Opinion
Civil Action No. 05-cv-01433-REB-PAC.
March 27, 2006
ORDER DENYING PLAINTIFF'S MOTION FOR RECONSIDERATION
The matter before me is defendants' Plaintiff's Motion for Reconsideration [#69], filed March 23, 2006. I deny the motion.
Plaintiff takes issue with that portion of my order declining to address his claims under 42 U.S.C. § 1983 for malicious prosecution on the ground that plaintiff previously confirmed that his claims relied only on the alleged deprivation of procedural and substantive due process rights. ( See Order Granting In Part Defendants' Motion for Summary Judgment and Motion to Dismiss at 3 n. 3 [#67], filed March 20, 2006.) Plaintiff claims I misunderstood his claims to be premised on the First Amendment right of meaningful access to the courts, when in fact, his section 1983 claim for malicious prosecution "is based on a substantive due process analysis under the Fourth and Fourteenth Amendments to the U.S. Constitution." (Motion for Reconsideration at 1-2.)
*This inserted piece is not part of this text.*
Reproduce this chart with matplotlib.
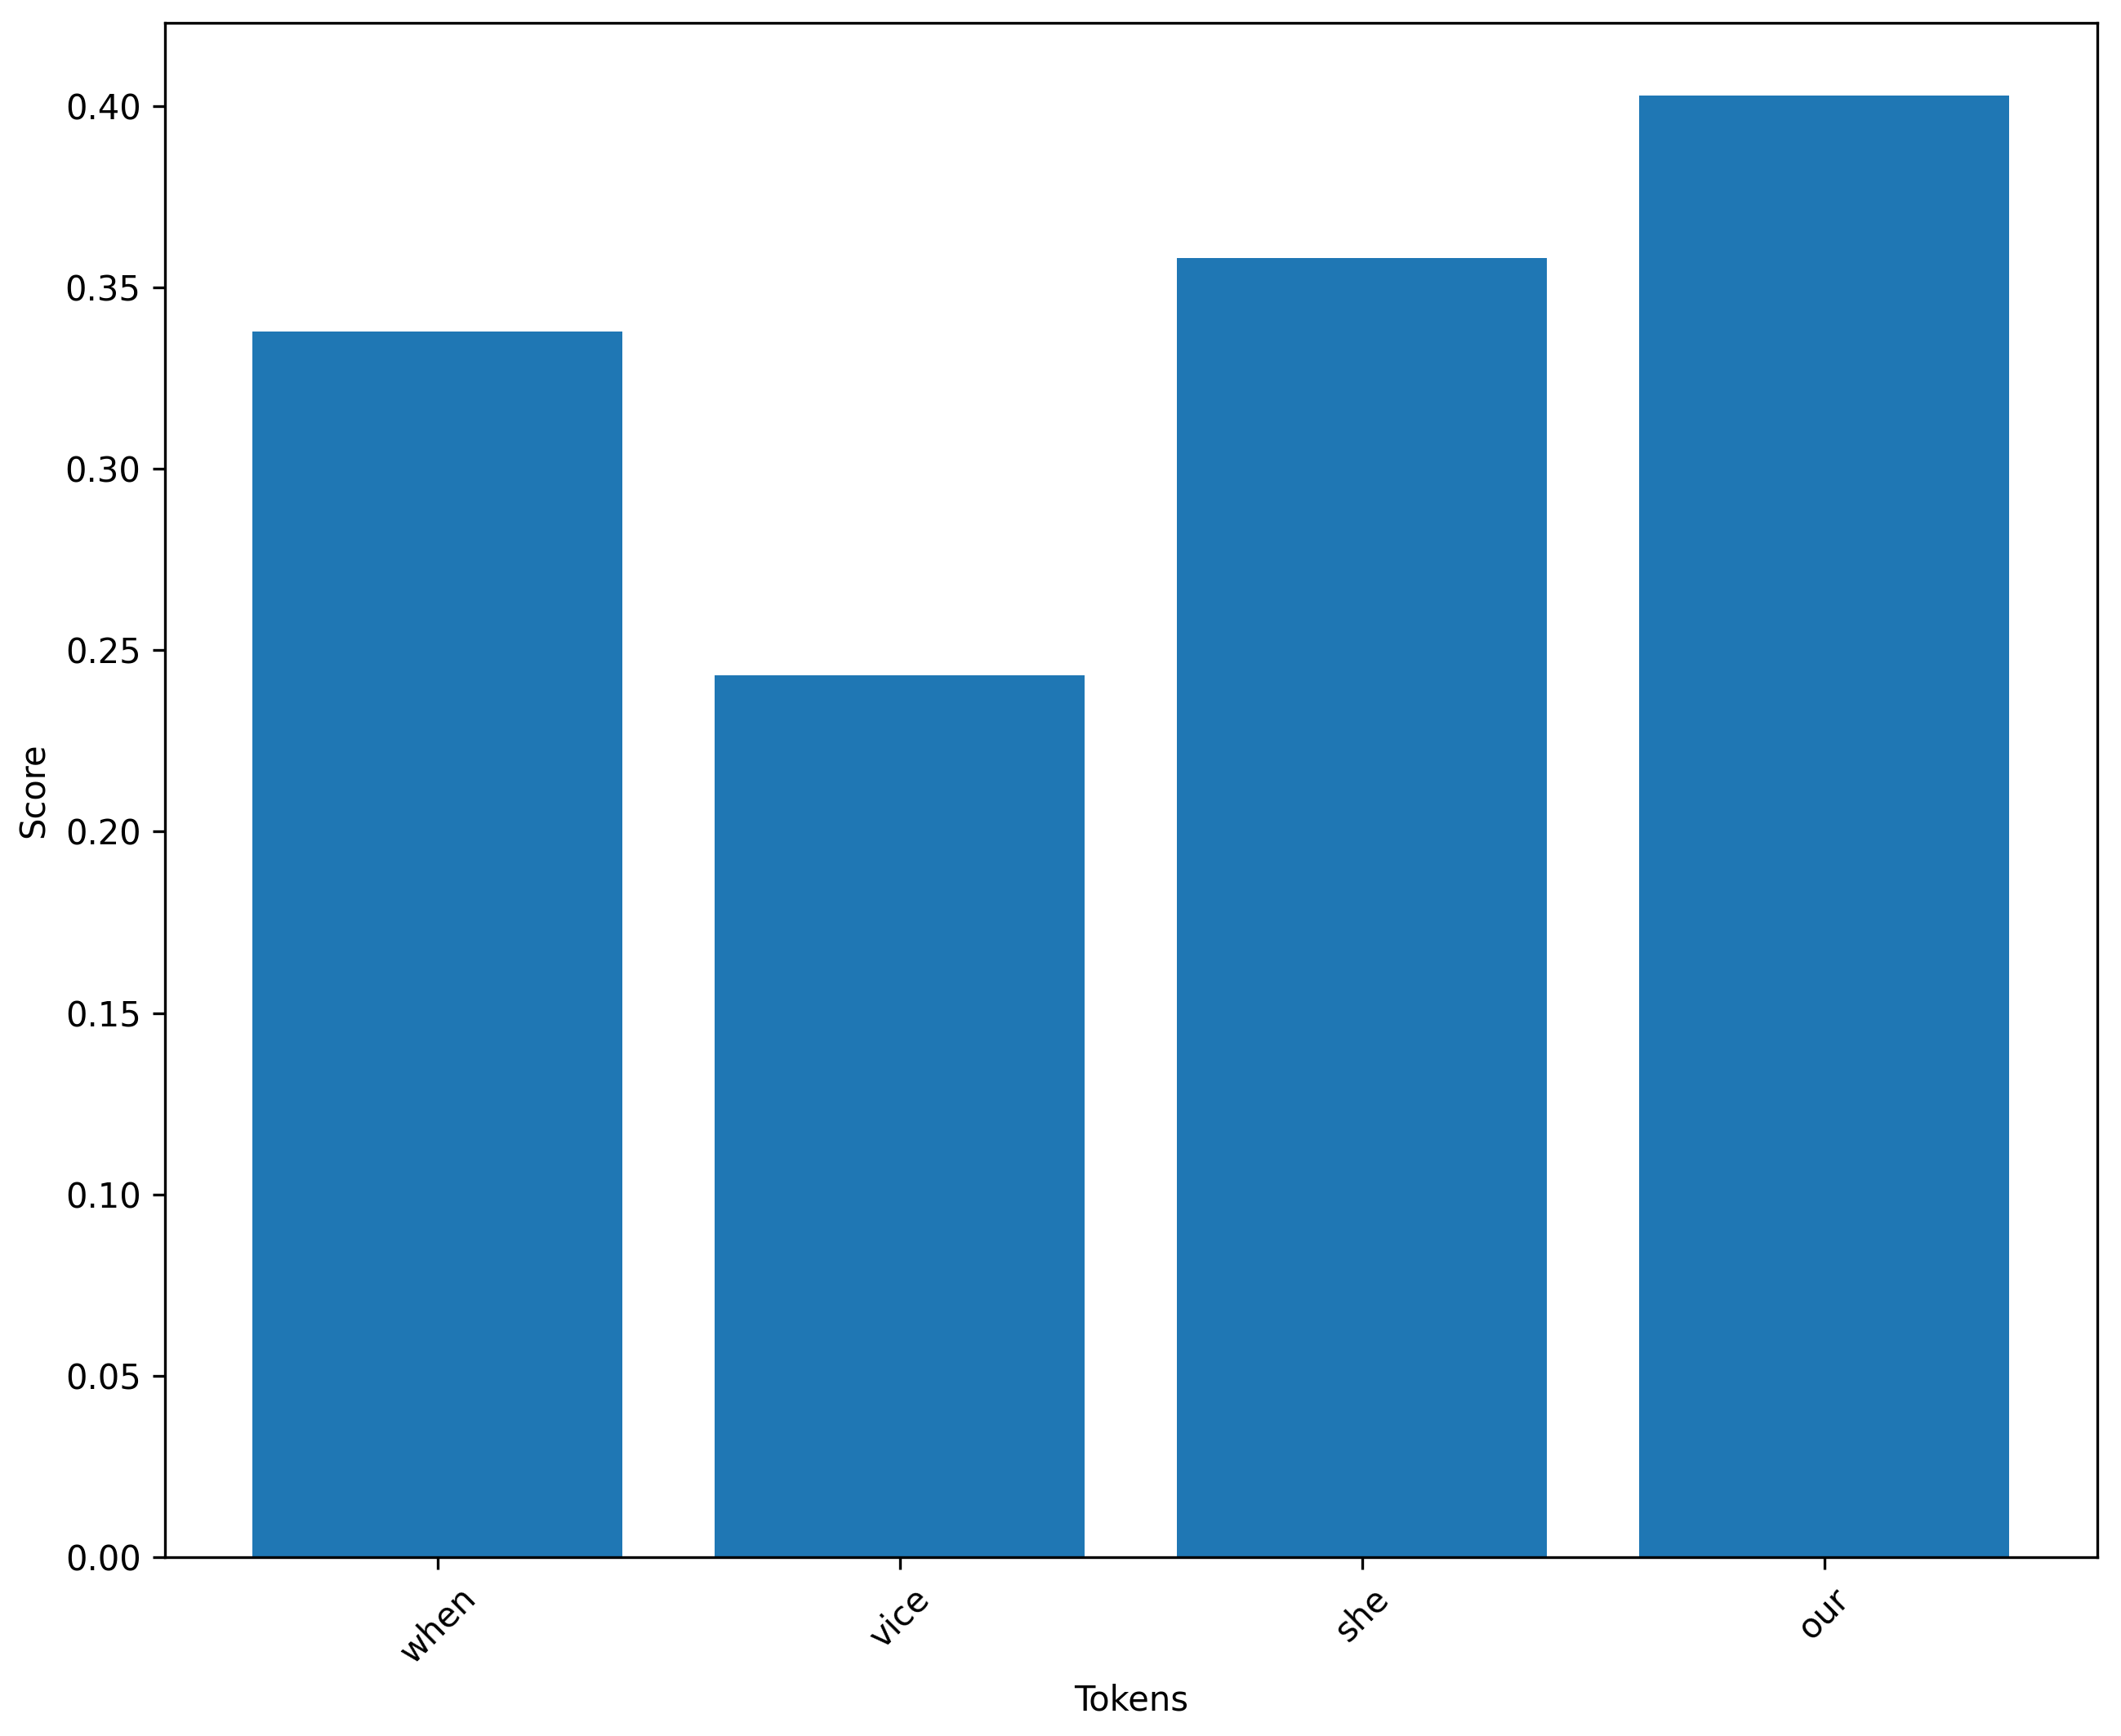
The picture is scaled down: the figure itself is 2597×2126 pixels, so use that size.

The court's misapprehension of a party's position can constitute proper grounds warranting reconsideration. See Servants of the Paraclete v. Does, 204 F.3d 1005, 1012 (10th Cir. 2000). Nevertheless, and assuming arguendo that I misunderstood the thrust of plaintiff's argument, an assumption which, in re-reading his response brief, clearly is not required, he has failed to assert a viable section 1983 claim in any event. The Tenth Circuit has made clear that, following the Supreme Court's decision in Albright v. Oliver, 510 U.S. 266, 114 S.Ct. 807, 127 L.Ed.2d 114 (1994), malicious prosecution claims under section 1983 do not implicate the Fourteenth Amendment guarantee of substantive due process, but rather are analyzed solely under the Fourth Amendment's protection against unreasonable searches and seizures. See Taylor v. Meacham, 82 F.3d 1556, 1561 nn. 3-5 (10th Cir.), cert. denied, 117 S.Ct. 186 (1996); Smith v. Barber, 195 F.Supp.2d 1264, 1279 (D. Kan. 2002). As plaintiff previously affirmed that his claims implicated only substantive and procedural due process ( see Courtroom Minutes/Minute Order [#57], filed February 25, 2006), he has not stated a viable claim under section 1983 for malicious prosecution.
THEREFORE, IT IS ORDERED that Plaintiff's Motion for Reconsideration [#69], filed March 23, 2006, is DENIED.